The layering that bothers him most is dual citizenship, which he points out has exploded in recent decades. By his estimate, more than 80 percent of the immigrants who have entered the United States since 1961 have come from places that allow or encourage dual citizenship. Though the rules vary from country to country, this often means they can vote, hold office and serve in the militaries of two "homelands." "The chief concern about dual citizenship," Renshon writes, "is that it encourages or results in shallower attachments to the American national community." And to a degree, he's right to be concerned: In the abstract, this is a somewhat troubling prospect. Ultimately, if most dual citizens were equally and enduringly loyal to both nations, they would be true to neither and would have trouble fully belonging in either one.
But Renshon's nightmare vision of galloping civic bigamy is just that -- an exaggerated nightmare vision. Take Mexico, the country that bothers him most. True enough, Mexico now permits dual nationality: As of 1998, naturalized Mexican American immigrants and their U.S.-born children have been allowed to regain Mexican nationality. But in the first five years the law was on the books, only a fraction of the eligible population bothered to apply: 1.6 percent, to be precise. And those who have done so invariably explain it as more a matter of convenience than of dual loyalty: Dual nationality makes it easier, among other perks, to own and inherit Mexican real estate.
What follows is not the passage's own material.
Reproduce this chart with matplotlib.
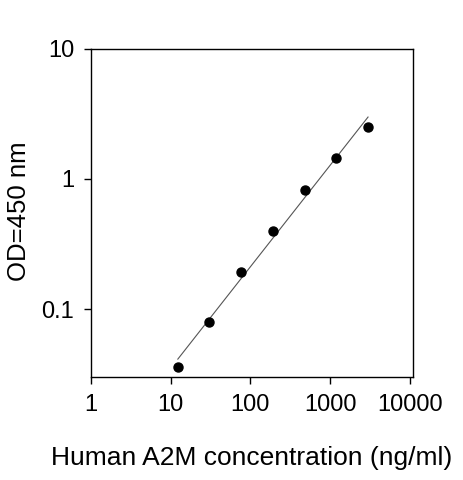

What's more, far from deterring naturalization in the United States, the new Mexican law has sharply spurred it. One of the reasons, it turns out, that many Mexican Americans did not in the past choose to become U.S. citizens was that they feared it would seem they were shunning their families or trying to obliterate their roots. But now that they don't have to shed one association to embrace the other, many are much more comfortable becoming U.S. citizens. Even when immigrants do embrace two identities, it tends to be a passing phase. First-generation Americans have always lived between two worlds, one foot in the old place and the other in the United States. And eventually they have always tilted in one direction or another, with some returning home and others putting down roots here. The story is no different today -- even with cheap international travel and the emphasis that multiculturalism puts on ethnic differences.
But how would Renshon know this? As far as one can tell from the evidence in his book, he has never spoken to a single person of the kind he's supposedly writing about: immigrants and their families. Sure, the left-wing professors and multiculti activists he quotes on page after page say silly, wrongheaded things -- railing against borders and denouncing America. But Renshon goes too far when he suggests that it is easy for those born in another country "to see the United States instrumentally," argues that the identities of people with dual nationality are "more likely to be conflicted than functional" and questions "whether, given the importance of their national attachments to many people, it is possible to put aside those older attachments and give primary weight to the new ones."
How dare he claim that immigrant adults cannot and do not learn new loyalties? Has he never felt the patriotism of a newly minted American citizen or counted the disproportionate number of Hispanic names on the lists of those killed in Iraq and Afghanistan? Like much of the rest of the book, his solution makes sense in theory, but would go too far in practice. Recognizing that we are unlikely to outlaw dual citizenship -- largely because we can't control other countries that permit it -- Renshon suggests instead that we "regulate" it, in effect criminalizing the privileges that come with it: voting, running for office and serving in the military in other countries. In a perfect world, it would probably be better if people didn't do these things: Over a lifetime, such activities could dilute U.S. citizenship. But criminalizing them is only going to drive them underground and hardly seems an effective way to win new immigrants' love and loyalty.
Renshon is on far more solid ground when he suggests that we take positive steps to encourage immigrants to become Americans, giving them the tools to assimilate -- for example, providing English classes. He isn't wrong: In the long run, few people can handle two "primary" attachments -- just as few live forever straddling their parents' home and their marriage. But the best way to help someone make the transition is not to scold or nag. It's to make the new home so appealing that the strength of the new attachment eventually takes over. As a psychologist, Renshon ought to know this -- and as a patriotic American, he ought to have more faith in the seductive power of our way of life and our ideals.